◆ RECORDED DATA:

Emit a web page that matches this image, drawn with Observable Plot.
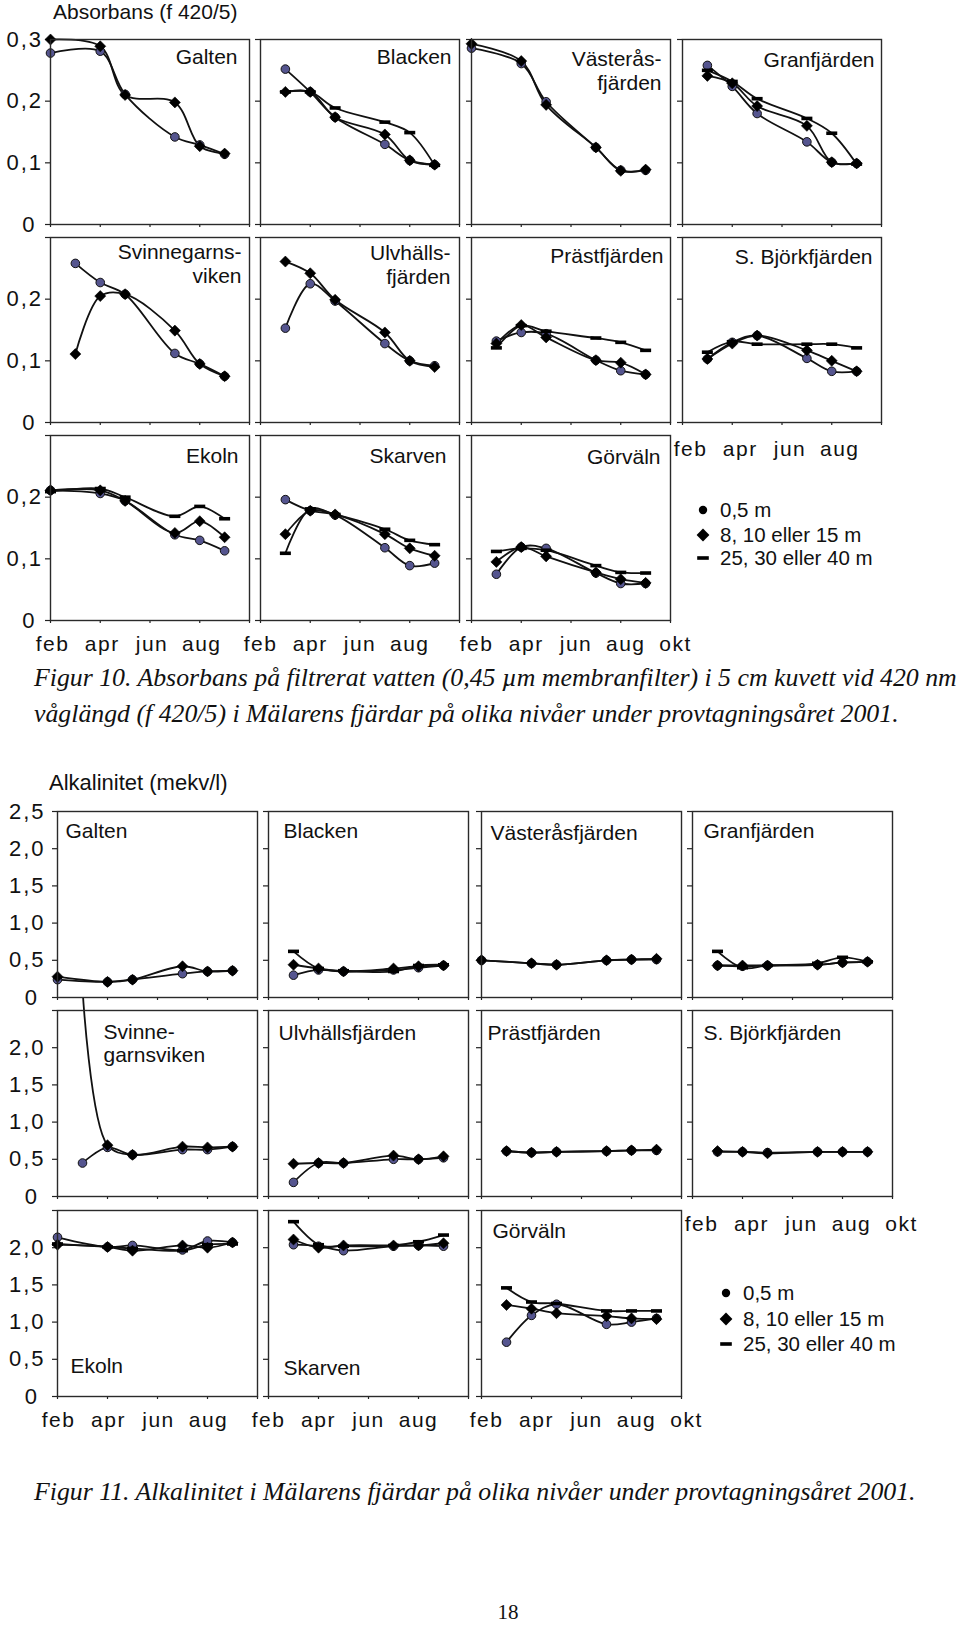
<!DOCTYPE html>
<html><head><meta charset="utf-8">
<script src="https://cdn.jsdelivr.net/npm/d3@7"></script>
<script src="https://cdn.jsdelivr.net/npm/@observablehq/plot@0.6"></script>
<style>
body { margin:0; background:#fff; }
#page { position:relative; width:960px; height:1626px; overflow:hidden; background:#fff; color:#111;
  font-family: "Liberation Sans", Arial, Helvetica, sans-serif; }
.t { position:absolute; line-height:0; white-space:nowrap; }
.sans { font-family: "Liberation Sans", Arial, Helvetica, sans-serif; }
.cap { font-family: "Liberation Serif", "Times New Roman", serif; font-style: italic; }
.serif { font-family: "Liberation Serif", "Times New Roman", serif; }
svg.panel { position:absolute; overflow:visible; }
svg.panel g[aria-label="y-axis tick label"] text { letter-spacing: 2px; }
svg.panel g[aria-label="x-axis tick label"] text { letter-spacing: 1.5px; }
</style></head>
<body><div id="page"></div>
<script>
// ---------- data ----------
const monthNames = ["feb", "apr", "jun", "aug", "okt"];
const monthTicks = [2, 4, 6, 8, 10];
const monthsA = [2, 4, 5, 7, 8, 9];   // feb, apr, maj, jul, aug, sep
const monthsB = [3, 4, 5, 7, 8, 9];   // mar, apr, maj, jul, aug, sep
const lakes = ["Galten", "Blacken", "Västeråsfjärden", "Granfjärden", "Svinnegarnsviken", "Ulvhällsfjärden",
  "Prästfjärden", "S. Björkfjärden", "Ekoln", "Skarven", "Görväln"];
const lakeMonths = [monthsA, monthsB, monthsA, monthsB, monthsB, monthsB, monthsB, monthsB, monthsA, monthsB, monthsB];
const titles10 = ["Galten", "Blacken", "Västerås-\nfjärden", "Granfjärden", "Svinnegarns-\nviken", "Ulvhälls-\nfjärden",
  "Prästfjärden", "S. Björkfjärden", "Ekoln", "Skarven", "Görväln"];
const titles11 = ["Galten", "Blacken", "Västeråsfjärden", "Granfjärden", "Svinne-\ngarnsviken", "Ulvhällsfjärden",
  "Prästfjärden", "S. Björkfjärden", "Ekoln", "Skarven", "Görväln"];
const depthLabels = ["0,5 m", "8, 10 eller 15 m", "25, 30 eller 40 m"];
const absTicks = [0, 0.1, 0.2, 0.3];
const alkTicks = [0, 0.5, 1, 1.5, 2, 2.5];

// Figur 10: absorbans (f 420/5)
const abs05 = [
  [0.278, 0.281, 0.211, 0.142, 0.129, 0.114],
  [0.252, 0.215, 0.174, 0.130, 0.104, 0.097],
  [0.286, 0.261, 0.199, 0.125, 0.088, 0.088],
  [0.258, 0.224, 0.180, 0.134, 0.101, 0.099],
  [0.258, 0.227, 0.208, 0.112, 0.095, 0.075],
  [0.153, 0.225, 0.197, 0.128, 0.100, 0.092],
  [0.132, 0.146, 0.144, 0.101, 0.084, 0.078],
  [0.103, 0.130, 0.141, 0.104, 0.083, 0.083],
  [0.211, 0.206, 0.194, 0.139, 0.130, 0.113],
  [0.196, 0.178, 0.171, 0.118, 0.089, 0.093],
  [0.075, 0.119, 0.117, 0.077, 0.060, 0.060]
];
const abs10 = [
  [0.300, 0.289, 0.210, 0.198, 0.127, 0.115],
  [0.215, 0.215, 0.174, 0.146, 0.104, 0.097],
  [0.293, 0.265, 0.194, 0.125, 0.087, 0.089],
  [0.241, 0.229, 0.192, 0.160, 0.101, 0.099],
  [0.111, 0.205, 0.208, 0.149, 0.095, 0.075],
  [0.261, 0.242, 0.199, 0.146, 0.100, 0.090],
  [0.128, 0.158, 0.138, 0.101, 0.097, 0.078],
  [0.103, 0.128, 0.141, 0.117, 0.100, 0.083],
  [0.211, 0.211, 0.194, 0.142, 0.161, 0.135],
  [0.140, 0.178, 0.172, 0.140, 0.117, 0.105],
  [0.095, 0.119, 0.104, 0.078, 0.067, 0.061]
];
const abs30 = [
  null,
  [0.215, 0.215, 0.189, 0.166, 0.149, 0.096],
  null,
  [0.250, 0.232, 0.204, 0.172, 0.148, 0.098],
  null,
  null,
  [0.121, 0.157, 0.148, 0.137, 0.130, 0.117],
  [0.114, 0.131, 0.127, 0.127, 0.127, 0.121],
  [0.209, 0.214, 0.200, 0.169, 0.185, 0.165],
  [0.109, 0.181, 0.172, 0.148, 0.130, 0.123],
  [0.112, 0.117, 0.114, 0.089, 0.078, 0.077]
];

// Figur 11: alkalinitet (mekv/l)
const alk05 = [
  [0.24, 0.21, 0.24, 0.32, 0.35, 0.36],
  [0.30, 0.37, 0.35, 0.37, 0.40, 0.43],
  [0.50, 0.46, 0.44, 0.50, 0.51, 0.51],
  [0.43, 0.42, 0.43, 0.44, 0.47, 0.48],
  [0.45, 0.66, 0.56, 0.63, 0.63, 0.67],
  [0.19, 0.45, 0.45, 0.50, 0.50, 0.52],
  [0.61, 0.59, 0.60, 0.61, 0.62, 0.62],
  [0.60, 0.60, 0.59, 0.60, 0.60, 0.60],
  [2.14, 2.01, 2.03, 1.97, 2.09, 2.07],
  [2.04, 2.02, 1.96, 2.02, 2.03, 2.02],
  [0.73, 1.09, 1.24, 0.97, 1.00, 1.05]
];
const alk10 = [
  [0.28, 0.21, 0.24, 0.42, 0.35, 0.36],
  [0.44, 0.39, 0.35, 0.39, 0.42, 0.43],
  [0.50, 0.46, 0.44, 0.50, 0.51, 0.52],
  [0.43, 0.43, 0.43, 0.44, 0.47, 0.48],
  [2.80, 0.69, 0.56, 0.67, 0.66, 0.67],
  [0.44, 0.45, 0.45, 0.55, 0.50, 0.54],
  [0.61, 0.59, 0.60, 0.61, 0.62, 0.63],
  [0.61, 0.60, 0.58, 0.60, 0.60, 0.60],
  [2.04, 2.01, 1.96, 2.03, 2.00, 2.07],
  [2.11, 2.00, 2.03, 2.03, 2.03, 2.06],
  [1.23, 1.18, 1.12, 1.08, 1.05, 1.04]
];
const alk30 = [
  null,
  [0.62, 0.39, 0.36, 0.35, 0.43, 0.44],
  null,
  [0.62, 0.40, 0.43, 0.46, 0.54, 0.48],
  null,
  null,
  null,
  null,
  [2.05, 2.01, 1.99, 1.96, 2.04, 2.05],
  [2.35, 2.04, 2.02, 2.03, 2.08, 2.17],
  [1.46, 1.27, 1.25, 1.15, 1.15, 1.15]
];

// ---------- layout (positions & styles) ----------
const fig10 = {
  v05: abs05, v10: abs10, v30: abs30, titles: titles10,
  left: [50, 260, 471, 682], top: [39, 237, 435], w: 199, h: 185,
  domain: [0, 0.3], ticks: absTicks, lastLabelRow0: 0.3, lastLabel: 0.2,
  labPad: 7.5, zeroPad: 14,
  titleAnchor: "top-right", titleDx: [-12, -8, -9, -7, -8, -9, -7, -9, -11, -13, -10],
  titleDy: [7, 7, 9.5, 10, 4, 5, 8, 9, 10, 10, 11],
  titleLH: 1.15,
  xLabels: {7: {n: 4, dx: 8, dy: 3}, 8: {n: 4, dx: 2, dy: 0}, 9: {n: 4, dx: 0, dy: 0}, 10: {n: 5, dx: 5, dy: 0}}
};
const fig11 = {
  v05: alk05, v10: alk10, v30: alk30, titles: titles11,
  left: [57, 268, 481, 692], top: [811, 1010, 1210], w: 200, h: 186,
  domain: [0, 2.5], ticks: alkTicks, lastLabelRow0: 2.5, lastLabel: 2.0,
  labPad: 12, zeroPad: 18.5,
  titleAnchor: "top-left", titleDx: [8, 15, 9, 11, 46, 10, 6, 11, 13, 15, 11],
  titleDy: [10, 10, 12, 10, 12, 13, 13, 13, -31, -29, 11],
  titleLH: 1.1, bottomTitles: [8, 9],
  xLabels: {7: {n: 5, dx: 9, dy: 4}, 8: {n: 4, dx: 1, dy: 0}, 9: {n: 4, dx: 0, dy: 0}, 10: {n: 5, dx: 5, dy: 0}}
};

const fmt = d => d === 0 ? "0" : d.toFixed(1).replace(".", ",");
const series = (vals, months) => vals ? months.map((m, k) => ({m, v: vals[k]})).filter(d => d.v != null) : [];
const dashSymbol = {draw(ctx) { ctx.rect(-5.5, -1.8, 11, 3.6); }};
const diamondSymbol = {draw(ctx, size) { const s = Math.sqrt(size / 2); ctx.moveTo(0, -s); ctx.lineTo(s, 0); ctx.lineTo(0, s); ctx.lineTo(-s, 0); ctx.closePath(); }};

const page = document.getElementById("page");
const ML = 60, MR = 45, MT = 15, MB = 45;

function makePanel(cfg, i) {
  const row = Math.floor(i / 4), col = i % 4;
  const s05 = series(cfg.v05[i], lakeMonths[i]);
  const s10 = series(cfg.v10[i], lakeMonths[i]);
  const s30 = series(cfg.v30[i], lakeMonths[i]);
  const lineOpts = {x: "m", y: "v", curve: "catmull-rom", stroke: "#111", strokeWidth: 1.8};
  const bottomTitle = cfg.bottomTitles && cfg.bottomTitles.includes(i);
  const marks = [
    Plot.frame({fill: "white"}),
    Plot.axisY({ticks: cfg.ticks, tickSize: 5, tickFormat: () => "", label: null, strokeWidth: 1.2}),
    Plot.axisX({ticks: monthTicks, tickSize: 3, tickFormat: () => "", label: null, strokeWidth: 1.2}),
    Plot.line(s05, lineOpts),
    Plot.line(s10, lineOpts),
    Plot.line(s30, lineOpts),
    Plot.dot(s05, {x: "m", y: "v", r: 4.3, fill: "#55558f", stroke: "#111", strokeWidth: 1}),
    Plot.dot(s10, {x: "m", y: "v", r: 4.4, symbol: diamondSymbol, fill: "#000", stroke: "#000", strokeWidth: 0.6}),
    Plot.dot(s30, {x: "m", y: "v", symbol: dashSymbol, fill: "#000", stroke: "none"}),
    Plot.frame({stroke: "#2a2a2a", strokeWidth: 1.4}),
    Plot.text([cfg.titles[i]], {
      text: d => d,
      frameAnchor: bottomTitle ? "bottom-left" : cfg.titleAnchor,
      textAnchor: cfg.titleAnchor === "top-right" ? "end" : "start",
      lineAnchor: bottomTitle ? "middle" : "top",
      lineHeight: cfg.titleLH,
      dx: cfg.titleDx[i], dy: cfg.titleDy[i],
      fontSize: 21, fill: "#111"
    })
  ];
  if (col === 0) {
    const top = row === 0 ? cfg.lastLabelRow0 : cfg.lastLabel;
    const labTicks = cfg.ticks.filter(t => t > 0 && t <= top + 1e-9);
    marks.push(Plot.axisY({ticks: labTicks, tickSize: 0, tickPadding: cfg.labPad, tickFormat: fmt, label: null, fontSize: 22, fill: "#111"}));
    marks.push(Plot.axisY({ticks: [0], tickSize: 0, tickPadding: cfg.zeroPad, tickFormat: fmt, label: null, fontSize: 22, fill: "#111"}));
  }
  const xl = cfg.xLabels[i];
  if (xl) {
    marks.push(Plot.axisX({ticks: monthTicks.slice(0, xl.n), tickSize: 0, tickPadding: 16 + xl.dy, dx: xl.dx,
      tickFormat: d => monthNames[monthTicks.indexOf(d)], label: null, fontSize: 21, fill: "#111"}));
  }
  const svg = Plot.plot({
    width: cfg.w + ML + MR, height: cfg.h + MT + MB,
    marginLeft: ML, marginRight: MR, marginTop: MT, marginBottom: MB,
    x: {domain: [2, 10], axis: null},
    y: {domain: cfg.domain, axis: null},
    style: {background: "transparent", overflow: "visible", color: "#222",
      fontFamily: '"Liberation Sans", Arial, Helvetica, sans-serif', maxWidth: "none"},
    marks
  });
  svg.classList.add("panel");
  svg.style.left = (cfg.left[col] - ML) + "px";
  svg.style.top = (cfg.top[row] - MT) + "px";
  return svg;
}

function drawFigure(cfg) {
  // append bottom rows first so upper panels cover lines running off-scale
  const order = [8, 9, 10, 4, 5, 6, 7, 0, 1, 2, 3];
  for (const i of order) page.appendChild(makePanel(cfg, i));
}

function text(str, x, baseline, size, cls, center) {
  const d = document.createElement("div");
  d.className = "t " + cls;
  d.style.fontSize = size + "px";
  d.style.left = x + "px";
  d.style.top = (baseline - 0.345 * size) + "px";
  if (center) d.style.transform = "translateX(-50%)";
  d.textContent = str;
  page.appendChild(d);
  return d;
}

function legend(mx, tx, ys) {
  const shapes = [
    '<circle cx="10" cy="10" r="4.2" fill="#000"/>',
    '<path d="M10,3.6L16.4,10L10,16.4L3.6,10Z" fill="#000"/>',
    '<rect x="4.2" y="8.2" width="11.6" height="3.6" fill="#000"/>'
  ];
  depthLabels.forEach((lab, k) => {
    const s = document.createElementNS("http://www.w3.org/2000/svg", "svg");
    s.setAttribute("width", 20); s.setAttribute("height", 20);
    s.style.position = "absolute"; s.style.left = (mx - 10) + "px"; s.style.top = (ys[k] - 10) + "px";
    s.innerHTML = shapes[k];
    page.appendChild(s);
    text(lab, tx, ys[k] + 7.5, 20.5, "sans");
  });
}

// Figur 10
text("Absorbans (f 420/5)", 53, 19, 21, "sans");
drawFigure(fig10);
legend(703, 720, [510, 535, 558]);
text("Figur 10. Absorbans på filtrerat vatten (0,45 µm membranfilter) i 5 cm kuvett vid 420 nm", 34, 687, 25.8, "cap");
text("våglängd (f 420/5) i Mälarens fjärdar på olika nivåer under provtagningsåret 2001.", 34, 723, 25.8, "cap");

// Figur 11
text("Alkalinitet (mekv/l)", 49, 791, 22, "sans");
drawFigure(fig11);
legend(726, 743, [1293, 1319, 1344]);
text("Figur 11. Alkalinitet i Mälarens fjärdar på olika nivåer under provtagningsåret 2001.", 34, 1501, 25.8, "cap");

text("18", 508, 1619, 21, "serif", true);
</script>
</body></html>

◆ EXERCISE REQUIREMENTS:
Which lines contain the word "page"? Copy each of them.

◆ EXERCISE OUTPUT:
Emit a web page that matches this image, drawn with Observable Plot.
#page { position:relative; width:960px; height:1626px; overflow:hidden; background:#fff; color:#111;
<body><div id="page"></div>
const page = document.getElementById("page");
  for (const i of order) page.appendChild(makePanel(cfg, i));
  page.appendChild(d);
    page.appendChild(s);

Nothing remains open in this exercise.